__WHAT IS BEING ASKED__:
Your output must be the lines below from the line containing "Emit a LaTeX" to the line containing "(reps) at (347,37)", both lines included, reproduced exactly and without pictures.
::::::::
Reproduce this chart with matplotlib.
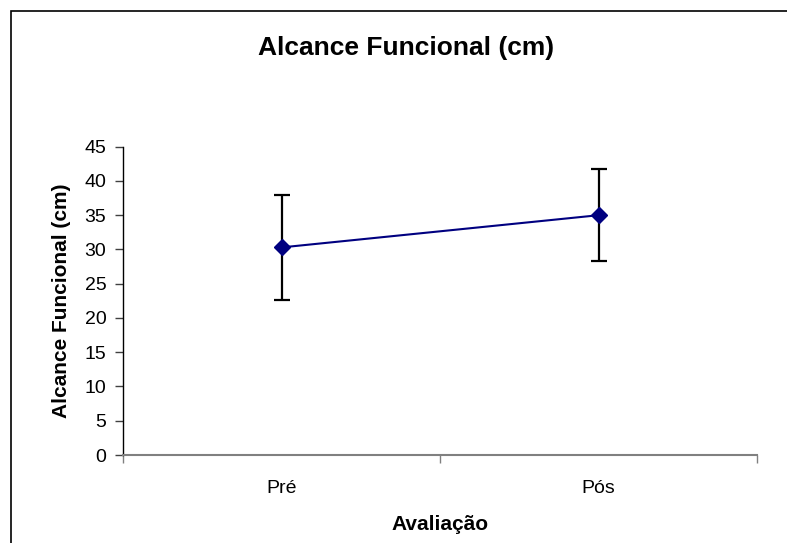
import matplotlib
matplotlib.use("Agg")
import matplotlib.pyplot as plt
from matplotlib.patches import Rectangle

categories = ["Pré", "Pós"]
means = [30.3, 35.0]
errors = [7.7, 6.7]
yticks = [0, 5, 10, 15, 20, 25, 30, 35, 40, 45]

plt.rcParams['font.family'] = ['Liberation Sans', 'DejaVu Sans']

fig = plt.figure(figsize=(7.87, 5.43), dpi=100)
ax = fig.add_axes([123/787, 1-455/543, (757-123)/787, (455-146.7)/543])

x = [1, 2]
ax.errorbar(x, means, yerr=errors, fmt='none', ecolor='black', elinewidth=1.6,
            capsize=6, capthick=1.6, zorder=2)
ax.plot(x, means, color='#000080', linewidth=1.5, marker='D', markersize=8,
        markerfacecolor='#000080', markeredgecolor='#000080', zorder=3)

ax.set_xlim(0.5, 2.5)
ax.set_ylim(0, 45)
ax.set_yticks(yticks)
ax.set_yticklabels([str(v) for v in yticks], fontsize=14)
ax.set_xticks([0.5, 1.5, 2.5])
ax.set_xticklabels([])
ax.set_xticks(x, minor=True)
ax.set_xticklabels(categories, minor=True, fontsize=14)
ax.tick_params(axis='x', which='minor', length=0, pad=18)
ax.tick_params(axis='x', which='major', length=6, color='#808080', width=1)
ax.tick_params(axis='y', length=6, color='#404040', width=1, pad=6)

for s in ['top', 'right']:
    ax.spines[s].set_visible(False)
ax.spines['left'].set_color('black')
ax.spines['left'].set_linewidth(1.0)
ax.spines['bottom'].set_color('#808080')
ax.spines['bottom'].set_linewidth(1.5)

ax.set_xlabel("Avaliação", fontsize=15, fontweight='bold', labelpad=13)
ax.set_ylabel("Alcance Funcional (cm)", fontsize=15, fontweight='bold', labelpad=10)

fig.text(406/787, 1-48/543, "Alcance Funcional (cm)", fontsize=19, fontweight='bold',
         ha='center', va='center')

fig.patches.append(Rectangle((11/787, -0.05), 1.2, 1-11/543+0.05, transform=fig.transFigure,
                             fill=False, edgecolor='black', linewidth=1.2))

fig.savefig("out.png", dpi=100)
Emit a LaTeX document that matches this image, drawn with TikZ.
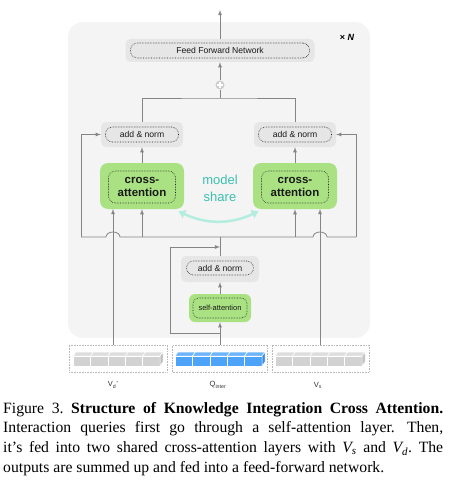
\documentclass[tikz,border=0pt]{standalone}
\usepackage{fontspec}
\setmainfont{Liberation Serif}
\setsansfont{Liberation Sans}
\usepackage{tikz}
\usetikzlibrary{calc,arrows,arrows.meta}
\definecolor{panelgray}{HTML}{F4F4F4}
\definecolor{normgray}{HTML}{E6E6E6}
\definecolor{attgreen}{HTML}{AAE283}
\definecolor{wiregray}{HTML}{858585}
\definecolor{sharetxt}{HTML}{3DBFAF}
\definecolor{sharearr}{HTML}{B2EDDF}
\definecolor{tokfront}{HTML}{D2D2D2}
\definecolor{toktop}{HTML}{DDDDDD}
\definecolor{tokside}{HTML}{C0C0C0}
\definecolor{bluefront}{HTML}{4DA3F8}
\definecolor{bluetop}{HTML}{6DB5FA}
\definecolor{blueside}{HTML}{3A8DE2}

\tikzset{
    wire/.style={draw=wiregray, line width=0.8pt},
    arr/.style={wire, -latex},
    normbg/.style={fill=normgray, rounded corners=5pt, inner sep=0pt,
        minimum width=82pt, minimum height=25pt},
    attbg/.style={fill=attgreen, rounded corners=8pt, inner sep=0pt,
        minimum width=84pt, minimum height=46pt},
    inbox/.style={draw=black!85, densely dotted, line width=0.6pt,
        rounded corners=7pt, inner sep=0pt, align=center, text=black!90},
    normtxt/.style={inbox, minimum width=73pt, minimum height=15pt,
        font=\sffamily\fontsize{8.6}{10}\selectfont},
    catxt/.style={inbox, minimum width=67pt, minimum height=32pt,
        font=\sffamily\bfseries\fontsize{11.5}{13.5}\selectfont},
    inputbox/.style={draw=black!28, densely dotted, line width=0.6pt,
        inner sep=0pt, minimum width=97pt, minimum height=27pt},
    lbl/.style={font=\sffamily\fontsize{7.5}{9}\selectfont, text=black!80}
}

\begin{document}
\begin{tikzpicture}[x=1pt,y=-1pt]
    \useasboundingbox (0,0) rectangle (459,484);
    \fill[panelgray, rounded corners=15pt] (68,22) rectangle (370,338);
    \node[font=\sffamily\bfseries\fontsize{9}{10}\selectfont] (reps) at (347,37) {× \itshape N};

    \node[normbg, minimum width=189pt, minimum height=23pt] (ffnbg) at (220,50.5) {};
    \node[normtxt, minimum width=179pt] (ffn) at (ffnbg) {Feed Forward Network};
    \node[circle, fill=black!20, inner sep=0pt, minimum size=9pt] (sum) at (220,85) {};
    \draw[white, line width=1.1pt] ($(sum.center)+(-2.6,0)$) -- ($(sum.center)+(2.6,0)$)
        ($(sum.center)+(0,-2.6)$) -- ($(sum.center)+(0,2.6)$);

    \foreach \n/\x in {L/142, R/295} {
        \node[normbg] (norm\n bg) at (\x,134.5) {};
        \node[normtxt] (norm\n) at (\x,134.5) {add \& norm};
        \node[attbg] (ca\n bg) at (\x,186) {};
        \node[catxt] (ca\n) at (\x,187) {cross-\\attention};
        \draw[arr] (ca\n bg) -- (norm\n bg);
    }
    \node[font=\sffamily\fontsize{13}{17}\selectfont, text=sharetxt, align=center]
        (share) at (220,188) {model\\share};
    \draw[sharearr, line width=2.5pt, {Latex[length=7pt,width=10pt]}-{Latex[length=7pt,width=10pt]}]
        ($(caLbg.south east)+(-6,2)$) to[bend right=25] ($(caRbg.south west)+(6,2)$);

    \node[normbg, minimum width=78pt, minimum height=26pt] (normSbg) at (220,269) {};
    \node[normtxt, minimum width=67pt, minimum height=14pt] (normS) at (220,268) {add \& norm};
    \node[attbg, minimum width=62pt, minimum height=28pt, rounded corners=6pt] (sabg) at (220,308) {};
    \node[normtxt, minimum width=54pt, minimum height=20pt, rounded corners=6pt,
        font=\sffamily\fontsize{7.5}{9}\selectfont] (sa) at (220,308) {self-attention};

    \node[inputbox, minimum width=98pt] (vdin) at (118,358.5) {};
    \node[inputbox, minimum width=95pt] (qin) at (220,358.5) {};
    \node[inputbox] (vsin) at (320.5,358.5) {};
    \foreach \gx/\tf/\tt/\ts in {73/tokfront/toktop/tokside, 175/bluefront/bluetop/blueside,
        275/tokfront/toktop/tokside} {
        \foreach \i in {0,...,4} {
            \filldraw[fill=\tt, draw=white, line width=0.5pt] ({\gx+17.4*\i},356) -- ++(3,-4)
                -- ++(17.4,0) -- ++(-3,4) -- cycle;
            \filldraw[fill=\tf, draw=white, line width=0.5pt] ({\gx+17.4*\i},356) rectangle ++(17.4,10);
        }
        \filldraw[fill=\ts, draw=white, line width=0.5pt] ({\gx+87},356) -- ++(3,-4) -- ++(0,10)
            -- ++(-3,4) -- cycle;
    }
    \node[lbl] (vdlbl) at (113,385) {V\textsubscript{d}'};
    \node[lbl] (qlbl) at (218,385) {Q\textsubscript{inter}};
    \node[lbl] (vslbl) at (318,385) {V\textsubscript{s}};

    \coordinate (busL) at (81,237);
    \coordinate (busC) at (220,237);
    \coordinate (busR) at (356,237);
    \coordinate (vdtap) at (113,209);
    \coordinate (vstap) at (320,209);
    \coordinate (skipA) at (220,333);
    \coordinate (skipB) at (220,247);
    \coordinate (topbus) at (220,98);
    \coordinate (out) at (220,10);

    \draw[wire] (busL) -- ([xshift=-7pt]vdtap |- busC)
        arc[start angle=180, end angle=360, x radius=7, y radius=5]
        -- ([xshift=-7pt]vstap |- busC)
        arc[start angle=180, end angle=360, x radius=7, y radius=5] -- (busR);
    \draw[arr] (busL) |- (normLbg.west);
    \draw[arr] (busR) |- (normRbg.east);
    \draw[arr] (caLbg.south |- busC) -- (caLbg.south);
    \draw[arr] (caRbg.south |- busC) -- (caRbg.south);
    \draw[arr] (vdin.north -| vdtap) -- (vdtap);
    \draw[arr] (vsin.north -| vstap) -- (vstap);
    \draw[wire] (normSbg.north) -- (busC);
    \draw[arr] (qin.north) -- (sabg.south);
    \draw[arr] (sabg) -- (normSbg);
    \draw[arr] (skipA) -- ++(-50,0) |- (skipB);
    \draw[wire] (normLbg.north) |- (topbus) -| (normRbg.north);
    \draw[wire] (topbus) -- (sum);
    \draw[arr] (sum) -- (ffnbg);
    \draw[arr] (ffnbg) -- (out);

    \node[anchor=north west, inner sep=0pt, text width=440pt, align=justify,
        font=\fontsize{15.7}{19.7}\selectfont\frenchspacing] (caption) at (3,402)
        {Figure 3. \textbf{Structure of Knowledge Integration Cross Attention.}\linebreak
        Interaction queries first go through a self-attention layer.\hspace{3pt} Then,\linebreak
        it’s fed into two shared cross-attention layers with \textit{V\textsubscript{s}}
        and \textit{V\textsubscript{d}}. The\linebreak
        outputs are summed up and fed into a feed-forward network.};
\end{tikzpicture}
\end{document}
::::::::
__EXERCISE RESULT__:
Emit a LaTeX document that matches this image, drawn with TikZ.
\documentclass[tikz,border=0pt]{standalone}
\usepackage{fontspec}
\setmainfont{Liberation Serif}
\setsansfont{Liberation Sans}
\usepackage{tikz}
\usetikzlibrary{calc,arrows,arrows.meta}
\definecolor{panelgray}{HTML}{F4F4F4}
\definecolor{normgray}{HTML}{E6E6E6}
\definecolor{attgreen}{HTML}{AAE283}
\definecolor{wiregray}{HTML}{858585}
\definecolor{sharetxt}{HTML}{3DBFAF}
\definecolor{sharearr}{HTML}{B2EDDF}
\definecolor{tokfront}{HTML}{D2D2D2}
\definecolor{toktop}{HTML}{DDDDDD}
\definecolor{tokside}{HTML}{C0C0C0}
\definecolor{bluefront}{HTML}{4DA3F8}
\definecolor{bluetop}{HTML}{6DB5FA}
\definecolor{blueside}{HTML}{3A8DE2}

\tikzset{
    wire/.style={draw=wiregray, line width=0.8pt},
    arr/.style={wire, -latex},
    normbg/.style={fill=normgray, rounded corners=5pt, inner sep=0pt,
        minimum width=82pt, minimum height=25pt},
    attbg/.style={fill=attgreen, rounded corners=8pt, inner sep=0pt,
        minimum width=84pt, minimum height=46pt},
    inbox/.style={draw=black!85, densely dotted, line width=0.6pt,
        rounded corners=7pt, inner sep=0pt, align=center, text=black!90},
    normtxt/.style={inbox, minimum width=73pt, minimum height=15pt,
        font=\sffamily\fontsize{8.6}{10}\selectfont},
    catxt/.style={inbox, minimum width=67pt, minimum height=32pt,
        font=\sffamily\bfseries\fontsize{11.5}{13.5}\selectfont},
    inputbox/.style={draw=black!28, densely dotted, line width=0.6pt,
        inner sep=0pt, minimum width=97pt, minimum height=27pt},
    lbl/.style={font=\sffamily\fontsize{7.5}{9}\selectfont, text=black!80}
}

\begin{document}
\begin{tikzpicture}[x=1pt,y=-1pt]
    \useasboundingbox (0,0) rectangle (459,484);
    \fill[panelgray, rounded corners=15pt] (68,22) rectangle (370,338);
    \node[font=\sffamily\bfseries\fontsize{9}{10}\selectfont] (reps) at (347,37) {× \itshape N};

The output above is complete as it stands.